» EXERCISE DETAILS
Exactly the lines from the line containing "Clone this chart in Altair." through the line containing "import pandas as pd" are to be echoed, with both included and pictures left out.

» DATA PROVIDED
○ ○ ○ ○ ○ ○ ○
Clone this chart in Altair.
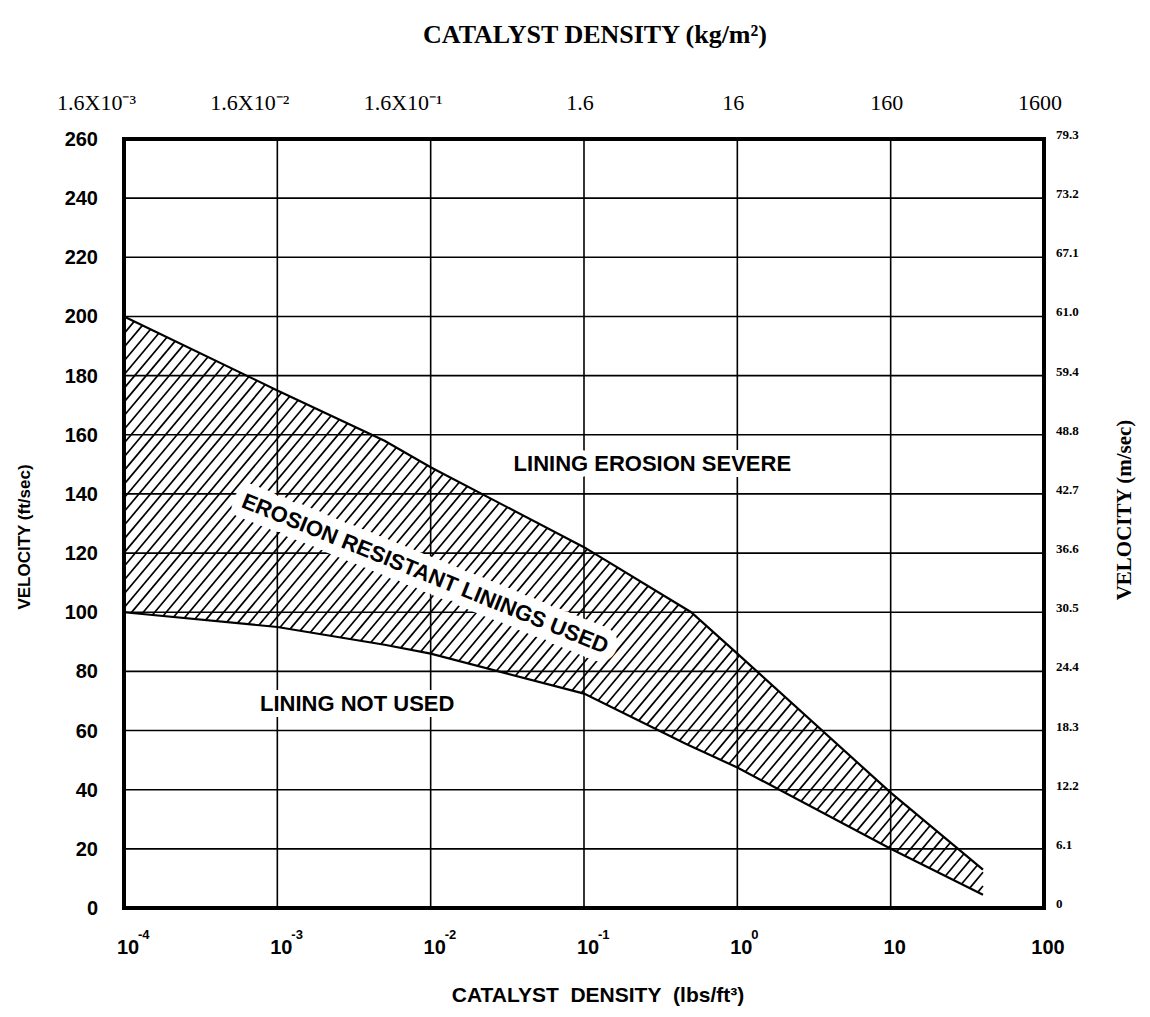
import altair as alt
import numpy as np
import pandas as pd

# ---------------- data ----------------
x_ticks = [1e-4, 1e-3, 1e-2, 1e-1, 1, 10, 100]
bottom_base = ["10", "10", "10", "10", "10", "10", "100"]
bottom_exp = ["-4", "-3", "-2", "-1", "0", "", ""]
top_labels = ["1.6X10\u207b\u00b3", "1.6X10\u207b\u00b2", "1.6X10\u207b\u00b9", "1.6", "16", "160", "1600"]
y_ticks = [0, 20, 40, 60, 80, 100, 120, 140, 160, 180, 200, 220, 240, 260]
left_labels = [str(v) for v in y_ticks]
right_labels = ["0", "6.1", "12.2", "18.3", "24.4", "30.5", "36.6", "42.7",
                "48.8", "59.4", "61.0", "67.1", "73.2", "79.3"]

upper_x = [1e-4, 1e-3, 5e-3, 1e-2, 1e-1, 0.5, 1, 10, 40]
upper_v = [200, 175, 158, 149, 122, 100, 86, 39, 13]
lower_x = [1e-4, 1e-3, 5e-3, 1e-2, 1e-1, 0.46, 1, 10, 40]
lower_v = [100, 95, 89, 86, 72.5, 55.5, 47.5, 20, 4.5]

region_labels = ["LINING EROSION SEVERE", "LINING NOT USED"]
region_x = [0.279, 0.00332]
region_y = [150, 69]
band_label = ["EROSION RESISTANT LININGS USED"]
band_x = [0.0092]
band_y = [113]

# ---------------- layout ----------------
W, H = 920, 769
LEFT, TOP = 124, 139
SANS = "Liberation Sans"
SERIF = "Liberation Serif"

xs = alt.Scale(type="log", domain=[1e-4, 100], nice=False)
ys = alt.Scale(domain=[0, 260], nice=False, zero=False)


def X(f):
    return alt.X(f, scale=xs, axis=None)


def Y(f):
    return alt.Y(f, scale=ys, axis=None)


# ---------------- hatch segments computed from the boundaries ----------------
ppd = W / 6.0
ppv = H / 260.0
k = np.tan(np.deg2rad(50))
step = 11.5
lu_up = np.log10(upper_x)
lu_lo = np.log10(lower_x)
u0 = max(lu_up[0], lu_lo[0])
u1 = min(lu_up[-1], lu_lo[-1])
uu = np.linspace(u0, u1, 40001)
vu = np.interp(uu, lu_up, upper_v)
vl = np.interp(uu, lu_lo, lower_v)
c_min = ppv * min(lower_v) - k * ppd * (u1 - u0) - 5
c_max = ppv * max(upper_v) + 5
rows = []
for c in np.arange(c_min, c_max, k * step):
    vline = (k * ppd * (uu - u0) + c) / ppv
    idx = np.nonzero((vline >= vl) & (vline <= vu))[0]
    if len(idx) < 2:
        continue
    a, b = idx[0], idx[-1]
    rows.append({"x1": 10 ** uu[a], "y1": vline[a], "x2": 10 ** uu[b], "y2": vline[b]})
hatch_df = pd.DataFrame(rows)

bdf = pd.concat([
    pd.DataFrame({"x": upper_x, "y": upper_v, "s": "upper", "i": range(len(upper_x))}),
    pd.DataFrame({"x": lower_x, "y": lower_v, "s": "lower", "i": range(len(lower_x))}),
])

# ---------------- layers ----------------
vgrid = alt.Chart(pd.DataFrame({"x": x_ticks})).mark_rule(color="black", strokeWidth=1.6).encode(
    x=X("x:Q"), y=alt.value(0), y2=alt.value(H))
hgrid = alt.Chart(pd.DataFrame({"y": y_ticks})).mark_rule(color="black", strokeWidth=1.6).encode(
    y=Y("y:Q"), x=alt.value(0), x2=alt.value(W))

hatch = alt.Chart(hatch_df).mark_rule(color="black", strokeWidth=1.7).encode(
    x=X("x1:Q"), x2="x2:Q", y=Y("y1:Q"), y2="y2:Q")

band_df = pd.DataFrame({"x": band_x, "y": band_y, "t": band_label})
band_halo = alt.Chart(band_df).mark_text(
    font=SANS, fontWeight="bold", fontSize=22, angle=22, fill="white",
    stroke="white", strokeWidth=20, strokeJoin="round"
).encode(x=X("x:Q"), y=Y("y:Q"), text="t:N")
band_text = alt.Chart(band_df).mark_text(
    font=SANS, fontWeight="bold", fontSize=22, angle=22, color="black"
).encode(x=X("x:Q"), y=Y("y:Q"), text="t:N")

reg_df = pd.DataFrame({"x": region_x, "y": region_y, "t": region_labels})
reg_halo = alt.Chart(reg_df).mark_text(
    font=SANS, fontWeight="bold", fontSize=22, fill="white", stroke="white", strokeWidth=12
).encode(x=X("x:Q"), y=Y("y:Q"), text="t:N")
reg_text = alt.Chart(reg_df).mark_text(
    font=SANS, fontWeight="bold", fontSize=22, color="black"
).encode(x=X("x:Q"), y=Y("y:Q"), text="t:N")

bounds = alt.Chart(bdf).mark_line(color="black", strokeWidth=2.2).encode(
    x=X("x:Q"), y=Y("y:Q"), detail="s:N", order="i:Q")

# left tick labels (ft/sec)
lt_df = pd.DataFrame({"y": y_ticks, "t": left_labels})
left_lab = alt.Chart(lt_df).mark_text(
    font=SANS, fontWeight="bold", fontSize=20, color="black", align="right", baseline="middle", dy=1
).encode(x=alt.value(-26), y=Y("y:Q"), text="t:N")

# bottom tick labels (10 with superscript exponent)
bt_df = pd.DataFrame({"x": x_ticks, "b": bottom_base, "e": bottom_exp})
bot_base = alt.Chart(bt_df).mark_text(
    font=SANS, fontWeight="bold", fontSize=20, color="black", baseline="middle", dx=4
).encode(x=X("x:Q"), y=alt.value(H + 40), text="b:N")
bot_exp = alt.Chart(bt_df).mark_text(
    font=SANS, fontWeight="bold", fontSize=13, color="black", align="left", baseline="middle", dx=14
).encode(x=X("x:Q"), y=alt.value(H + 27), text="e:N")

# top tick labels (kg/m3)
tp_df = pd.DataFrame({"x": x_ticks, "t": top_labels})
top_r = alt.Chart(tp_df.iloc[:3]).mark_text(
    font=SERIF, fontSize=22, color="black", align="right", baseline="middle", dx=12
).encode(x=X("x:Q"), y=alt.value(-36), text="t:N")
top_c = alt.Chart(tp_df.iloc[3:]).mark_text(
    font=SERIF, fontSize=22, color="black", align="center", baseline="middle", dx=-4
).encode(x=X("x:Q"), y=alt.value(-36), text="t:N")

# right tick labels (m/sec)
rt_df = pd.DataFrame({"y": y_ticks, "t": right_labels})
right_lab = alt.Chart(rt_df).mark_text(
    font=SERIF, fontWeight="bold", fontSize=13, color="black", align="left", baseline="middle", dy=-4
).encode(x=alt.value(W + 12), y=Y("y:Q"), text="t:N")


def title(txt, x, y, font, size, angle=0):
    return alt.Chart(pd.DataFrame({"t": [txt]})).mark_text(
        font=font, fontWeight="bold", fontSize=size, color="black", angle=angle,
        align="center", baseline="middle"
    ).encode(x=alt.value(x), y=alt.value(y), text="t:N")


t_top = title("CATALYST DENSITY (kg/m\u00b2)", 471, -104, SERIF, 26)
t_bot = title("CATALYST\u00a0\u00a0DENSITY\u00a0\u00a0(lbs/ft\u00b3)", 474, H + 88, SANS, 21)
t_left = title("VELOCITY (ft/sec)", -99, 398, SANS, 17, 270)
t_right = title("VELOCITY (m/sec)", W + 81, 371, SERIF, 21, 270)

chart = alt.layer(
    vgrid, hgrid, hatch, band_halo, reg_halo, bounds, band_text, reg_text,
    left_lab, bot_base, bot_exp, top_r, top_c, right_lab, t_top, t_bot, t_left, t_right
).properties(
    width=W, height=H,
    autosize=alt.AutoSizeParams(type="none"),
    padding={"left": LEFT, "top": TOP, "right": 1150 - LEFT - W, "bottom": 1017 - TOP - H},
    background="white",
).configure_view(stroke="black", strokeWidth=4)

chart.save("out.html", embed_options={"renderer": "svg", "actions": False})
○ ○ ○ ○ ○ ○ ○
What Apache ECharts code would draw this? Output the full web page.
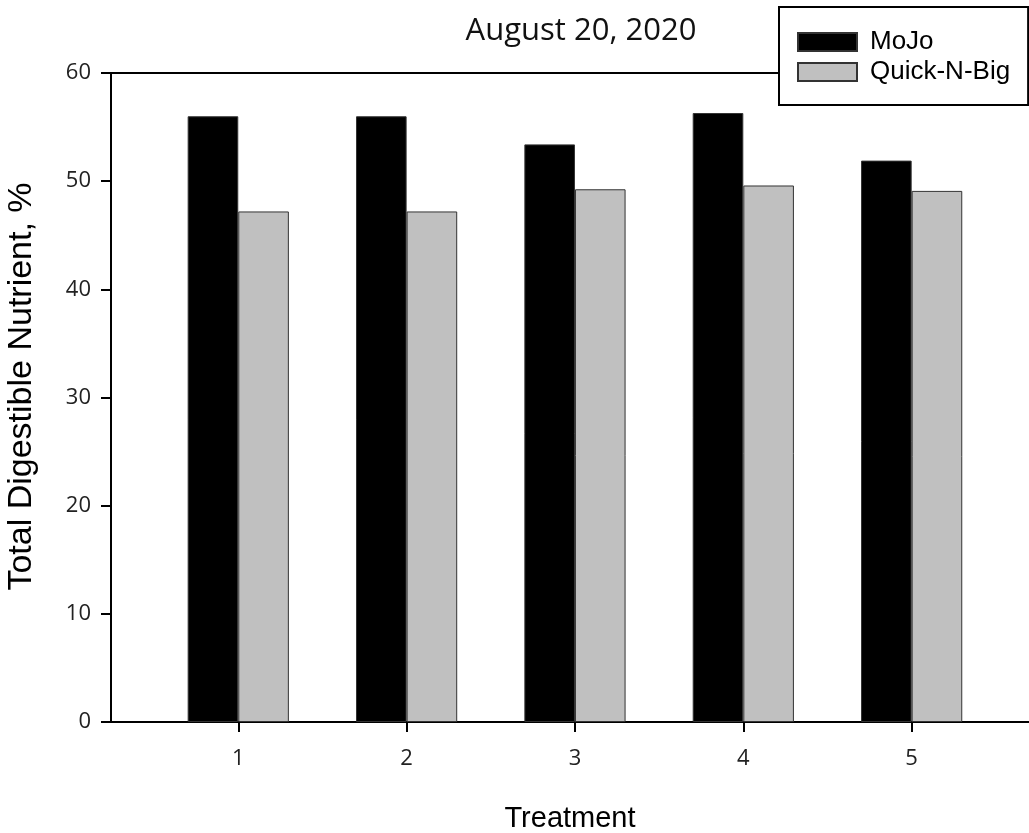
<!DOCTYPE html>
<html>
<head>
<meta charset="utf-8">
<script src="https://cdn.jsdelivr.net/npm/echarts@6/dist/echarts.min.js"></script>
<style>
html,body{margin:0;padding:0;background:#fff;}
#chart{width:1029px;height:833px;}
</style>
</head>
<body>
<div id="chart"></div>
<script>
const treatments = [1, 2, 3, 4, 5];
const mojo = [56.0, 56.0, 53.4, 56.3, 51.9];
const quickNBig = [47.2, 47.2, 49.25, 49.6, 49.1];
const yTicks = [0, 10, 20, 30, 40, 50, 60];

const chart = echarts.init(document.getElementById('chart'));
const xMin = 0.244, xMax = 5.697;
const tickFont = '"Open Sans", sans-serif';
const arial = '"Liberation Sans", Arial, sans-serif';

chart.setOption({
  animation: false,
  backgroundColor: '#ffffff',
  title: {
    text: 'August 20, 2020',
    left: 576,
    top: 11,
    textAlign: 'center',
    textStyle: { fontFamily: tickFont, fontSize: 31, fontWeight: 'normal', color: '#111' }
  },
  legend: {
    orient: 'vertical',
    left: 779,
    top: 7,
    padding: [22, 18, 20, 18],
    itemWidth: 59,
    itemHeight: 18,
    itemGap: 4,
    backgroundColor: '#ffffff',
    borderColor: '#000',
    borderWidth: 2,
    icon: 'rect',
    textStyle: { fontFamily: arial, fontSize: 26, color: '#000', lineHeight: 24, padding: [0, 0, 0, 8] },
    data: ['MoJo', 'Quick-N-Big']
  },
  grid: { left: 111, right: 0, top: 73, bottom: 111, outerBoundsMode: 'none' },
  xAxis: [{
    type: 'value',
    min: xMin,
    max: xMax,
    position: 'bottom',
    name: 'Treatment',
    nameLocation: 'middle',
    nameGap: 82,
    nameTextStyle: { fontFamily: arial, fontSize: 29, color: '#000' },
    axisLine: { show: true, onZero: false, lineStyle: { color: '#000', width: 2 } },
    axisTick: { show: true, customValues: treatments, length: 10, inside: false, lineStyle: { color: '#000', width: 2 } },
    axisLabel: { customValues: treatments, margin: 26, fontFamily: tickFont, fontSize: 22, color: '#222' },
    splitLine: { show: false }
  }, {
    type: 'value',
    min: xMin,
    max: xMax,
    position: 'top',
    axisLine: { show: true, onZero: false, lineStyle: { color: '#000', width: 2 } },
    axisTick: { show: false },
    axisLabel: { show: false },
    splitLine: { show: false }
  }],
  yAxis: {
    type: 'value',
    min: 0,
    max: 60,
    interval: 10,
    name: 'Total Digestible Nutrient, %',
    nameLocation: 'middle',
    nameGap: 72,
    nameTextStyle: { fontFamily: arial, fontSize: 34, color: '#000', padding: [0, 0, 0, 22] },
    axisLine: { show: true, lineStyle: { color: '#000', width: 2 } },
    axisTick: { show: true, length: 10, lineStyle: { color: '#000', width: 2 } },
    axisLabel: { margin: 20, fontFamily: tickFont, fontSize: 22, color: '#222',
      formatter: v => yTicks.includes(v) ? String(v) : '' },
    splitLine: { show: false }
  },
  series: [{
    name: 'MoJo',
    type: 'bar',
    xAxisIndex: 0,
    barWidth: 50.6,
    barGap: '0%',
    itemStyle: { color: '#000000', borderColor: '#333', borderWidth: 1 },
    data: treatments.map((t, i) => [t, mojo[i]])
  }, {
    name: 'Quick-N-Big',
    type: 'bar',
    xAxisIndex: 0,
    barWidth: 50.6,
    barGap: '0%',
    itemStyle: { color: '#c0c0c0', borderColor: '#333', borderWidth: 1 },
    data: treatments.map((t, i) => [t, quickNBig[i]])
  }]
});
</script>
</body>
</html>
○ ○ ○ ○ ○ ○ ○
» RESULT OF THIS TASK
Clone this chart in Altair.
import altair as alt
import numpy as np
import pandas as pd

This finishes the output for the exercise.